Pakistan rejects US President Obama’s remarks on terror, instability
Foreign policy chief Sartaj Aziz on Friday dismissed US President Barack Obama’s description of Pakistan as a country that will be unstable for decades as “predictions”, saying Islamabad is taking action against terrorists and extremists.world Updated: Jan 15, 2016 16:28 IST
Foreign policy chief Sartaj Aziz on Friday dismissed US President Barack Obama’s description of Pakistan as a country that will be unstable for decades as “predictions”, saying Islamabad is taking action against terrorists and extremists.
During his final State of the Union address this week, Obama had warned that instability will continue for decades in Pakistan, Afghanistan, the Middle East and parts of Central America, Africa and Asia. He also said some of these places “may become safe havens for new terrorist networks”.
Aziz, the adviser to Prime Minister Nawaz Sharif on foreign affairs, told a breakfast meeting with Chinese scholars, diplomats and journalists: “Whatever the US president said about instability in Pakistan and Afghanistan are his predictions and have nothing to do with ground realities.”
The Dawn quoted Aziz as saying, “Pakistan is taking decisive action against terrorism and militancy and (the) days to come will witness more stability here.”
Aziz acknowledged there was instability in Afghanistan and said Pakistan is making “all out efforts for establishing peace and stability there”.
He further said that Pakistan will foil “all sinister designs” against the country’s $46 billion economic corridor project with China. The project will help Pakistan overcome its energy crisis and infuse new life in infrastructure, he said.
Aziz referred to a planned meeting of the foreign secretaries of India and Pakistan and said both countries are in touch and new dates for the talks will be finalised soon.

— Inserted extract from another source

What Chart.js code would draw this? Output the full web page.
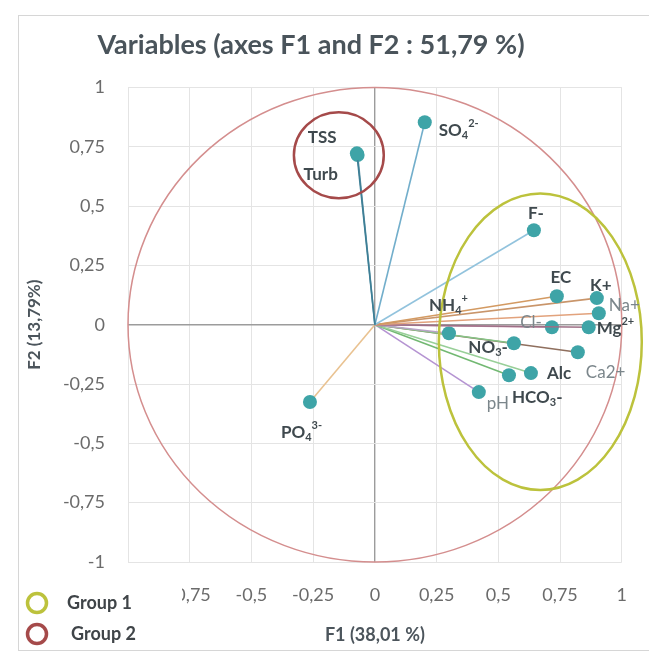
<!DOCTYPE html>
<html>
<head>
<meta charset="utf-8">
<script src="https://cdn.jsdelivr.net/npm/chart.js@4/dist/chart.umd.min.js"></script>
<style>
  body { margin: 0; background: #fff; }
  #wrap { width: 649px; height: 657px; }
</style>
</head>
<body>
<div id="wrap"><canvas id="pca" width="649" height="657"></canvas></div>
<script>
// valori (coordinate F1 / F2 delle variabili)
const variables = ['TSS', 'Turb', 'SO4', 'F-', 'EC', 'K+', 'Na+', 'Mg2+', 'Cl-', 'NH4+', 'NO3-', 'Ca2+', 'Alc', 'HCO3-', 'pH', 'PO4'];
const labelText = ['TSS', 'Turb', 'SO_4^2-', 'F-', 'EC', 'K+', 'Na+', 'Mg^2+', 'Cl-', 'NH_4^+', 'NO_3-', 'Ca2+', 'Alc', 'HCO_3-', 'pH', 'PO_4^3-'];
const f1 = [-0.073, -0.07, 0.202, 0.644, 0.737, 0.899, 0.907, 0.866, 0.717, 0.300, 0.563, 0.822, 0.632, 0.543, 0.421, -0.263];
const f2 = [0.722, 0.715, 0.853, 0.398, 0.120, 0.112, 0.048, -0.011, -0.011, -0.036, -0.078, -0.116, -0.204, -0.213, -0.284, -0.326];
const axisTicks = [-1, -0.75, -0.5, -0.25, 0, 0.25, 0.5, 0.75, 1];
const groupNames = ['Group 1', 'Group 2'];
// ellissi dei gruppi: centro e raggi in unita' degli assi
const group1 = { cx: 0.67, cy: -0.072, rx: 0.411, ry: 0.625 };
const group2 = { cx: -0.146, cy: 0.714, rx: 0.182, ry: 0.181 };

// stile
const lineColors = ['#3d7f96', '#5b8fa3', '#72aecb', '#92c3dd', '#d39a62', '#c9956a', '#e2a27c', '#9e6f86',
  '#c893ae', '#b9a3c7', '#86c486', '#8f6f5e', '#98cf98', '#72b872', '#b594d2', '#e9c291'];
// posizione delle etichette rispetto al punto (pixel)
const labelPos = {
  'TSS': [-49, -16, 'left', true], 'Turb': [-54, 19, 'left', true], 'SO4': [14, 8, 'left', true],
  'F-': [2, -17, 'center', true], 'EC': [4, -19, 'center', true], 'K+': [4, -13, 'center', true],
  'Na+': [10, -8, 'left', false], 'Mg2+': [8, 1, 'left', true], 'Cl-': [-10, -5, 'right', false],
  'NH4+': [-20, -28, 'left', true], 'NO3-': [-6, 4, 'right', true], 'Ca2+': [8, 20, 'left', false],
  'Alc': [16, 0, 'left', true], 'HCO3-': [3, 22, 'left', true], 'pH': [8, 11, 'left', false],
  'PO4': [-29, 30, 'left', true]
};
const FONT = 'Lato, "Open Sans", sans-serif';

function fmt(v) { return String(v).replace('.', ','); }

// scrive testo con pedici (_) e apici (^)
function parseLabel(s) {
  let segs = [], mode = 'n', cur = '';
  for (let ch of s) {
    if (ch === '_' || ch === '^') {
      if (cur) segs.push({ t: cur, m: mode });
      cur = ''; mode = ch === '_' ? 'sub' : 'sup';
    } else if (mode === 'sub' && !/[0-9]/.test(ch)) {
      if (cur) segs.push({ t: cur, m: mode });
      cur = ch; mode = 'n';
    } else cur += ch;
  }
  if (cur) segs.push({ t: cur, m: mode });
  return segs;
}

function drawRich(ctx, s, x, y, align, bold) {
  const segs = parseLabel(s);
  const w = bold ? 'bold ' : '';
  const big = w + '17px ' + FONT, small = w + '11px ' + FONT;
  let total = 0;
  segs.forEach(g => { ctx.font = g.m === 'n' ? big : small; total += ctx.measureText(g.t).width; });
  let sx = align === 'left' ? x : align === 'right' ? x - total : x - total / 2;
  ctx.textAlign = 'left';
  ctx.textBaseline = 'middle';
  segs.forEach(g => {
    ctx.font = g.m === 'n' ? big : small;
    let dy = g.m === 'sub' ? 5 : g.m === 'sup' ? -7 : 0;
    ctx.fillText(g.t, sx, y + dy);
    sx += ctx.measureText(g.t).width;
  });
}

const decor = {
  id: 'decor',
  beforeDraw(chart) {
    const ctx = chart.ctx;
    ctx.save();
    ctx.strokeStyle = '#d6d6d6';
    ctx.lineWidth = 1;
    ctx.strokeRect(18.5, 15.5, 700, 635);
    ctx.restore();
  },
  beforeDatasetsDraw(chart) {
    const { ctx, scales: { x, y } } = chart;
    const ux = x.getPixelForValue(1) - x.getPixelForValue(0);
    const uy = y.getPixelForValue(0) - y.getPixelForValue(1);
    ctx.save();
    ctx.strokeStyle = '#d48e8e';
    ctx.lineWidth = 1.5;
    ctx.beginPath();
    ctx.ellipse(x.getPixelForValue(0), y.getPixelForValue(0), ux, uy, 0, 0, Math.PI * 2);
    ctx.stroke();
    ctx.restore();
  },
  afterDatasetsDraw(chart) {
    const { ctx, scales: { x, y } } = chart;
    const ux = x.getPixelForValue(1) - x.getPixelForValue(0);
    const uy = y.getPixelForValue(0) - y.getPixelForValue(1);
    ctx.save();
    [[group1, '#bcc23c'], [group2, '#a54a4a']].forEach(([g, c]) => {
      ctx.strokeStyle = c;
      ctx.lineWidth = 2.5;
      ctx.beginPath();
      ctx.ellipse(x.getPixelForValue(g.cx), y.getPixelForValue(g.cy), g.rx * ux, g.ry * uy, 0, 0, Math.PI * 2);
      ctx.stroke();
    });
    // etichette delle variabili
    variables.forEach((v, i) => {
      const p = labelPos[v];
      const px = x.getPixelForValue(f1[i]), py = y.getPixelForValue(f2[i]);
      ctx.fillStyle = p[3] ? '#3f494e' : '#7b868b';
      drawRich(ctx, labelText[i], px + p[0], py + p[1], p[2], p[3]);
    });
    ctx.restore();
  },
  afterDraw(chart) {
    const ctx = chart.ctx;
    ctx.save();
    // riquadro legenda (copre parte delle etichette dell'asse x come nell'originale)
    ctx.fillStyle = '#ffffff';
    ctx.fillRect(19, 578, 163, 71);
    const cols = ['#bcc23c', '#a54a4a'];
    groupNames.forEach((g, i) => {
      const cy = 603 + i * 31;
      ctx.strokeStyle = cols[i];
      ctx.lineWidth = 3.5;
      ctx.beginPath();
      ctx.arc(37, cy, 9.5, 0, Math.PI * 2);
      ctx.stroke();
      ctx.fillStyle = '#3f4448';
      ctx.font = 'bold 18px ' + FONT;
      ctx.textAlign = 'left';
      ctx.textBaseline = 'middle';
      ctx.fillText(g, 67 + i * 4, cy);
    });
    ctx.restore();
  }
};

const datasets = variables.map((v, i) => ({
  label: v,
  data: [{ x: 0, y: 0 }, { x: f1[i], y: f2[i] }],
  showLine: true,
  borderColor: lineColors[i],
  borderWidth: 1.6,
  pointRadius: [0, 7],
  pointBackgroundColor: '#3ea4a7',
  pointBorderWidth: 0
}));

function gridColor(c) { return c.tick && c.tick.value === 0 ? '#9c9c9c' : '#e4e4e4'; }
function gridWidth(c) { return c.tick && c.tick.value === 0 ? 1.4 : 1; }

const chart = new Chart(document.getElementById('pca'), {
  type: 'scatter',
  data: { datasets: datasets },
  options: {
    responsive: false,
    animation: false,
    layout: { padding: { left: 0, right: 27, top: 0, bottom: 0 } },
    plugins: {
      legend: { display: false },
      tooltip: { enabled: false },
      title: {
        display: true,
        text: 'Variables (axes F1 and F2 : 51,79 %)',
        color: '#4a545b',
        font: { family: FONT, size: 27, weight: 'bold' },
        padding: { top: 29, bottom: 26 }
      }
    },
    scales: {
      x: {
        type: 'linear', min: -1, max: 1,
        afterBuildTicks: s => { s.ticks = axisTicks.map(v => ({ value: v })); },
        afterFit: s => { s.height = 95; },
        grid: { color: gridColor, lineWidth: gridWidth, drawTicks: false },
        border: { display: false },
        ticks: { callback: fmt, padding: 22, color: '#6b6b6b', font: { family: FONT, size: 18 }, maxRotation: 0, autoSkip: false },
        title: { display: true, text: 'F1 (38,01 %)', color: '#4c555c', font: { family: FONT, size: 18, weight: 'bold' }, padding: { top: 0, bottom: 11 } }
      },
      y: {
        type: 'linear', min: -1, max: 1,
        afterBuildTicks: s => { s.ticks = axisTicks.map(v => ({ value: v })); },
        afterFit: s => { s.width = 128; },
        grid: { color: gridColor, lineWidth: gridWidth, drawTicks: false },
        border: { display: false },
        ticks: { callback: fmt, padding: 23, color: '#6b6b6b', font: { family: FONT, size: 18 }, autoSkip: false },
        title: { display: true, text: 'F2 (13,79%)', color: '#4c555c', font: { family: FONT, size: 17, weight: 'bold' }, padding: { top: 24, bottom: 0 } }
      }
    }
  },
  plugins: [decor]
});
</script>
</body>
</html>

On Thursday, India and Pakistan mutually agreed to put off the meeting – scheduled for January 15 – in the wake of the terrorist attack on the Pathankot airbase. The assault has been blamed on the Pakistan-based Jaish-e-Mohammed.
Aziz said there is no competition between Pakistan’s Gwadar port and Iran’s Chabahar port, which have been declared “sister ports”. “Gwadar provides a shorter route to Central Asia than Chabahar,” he added.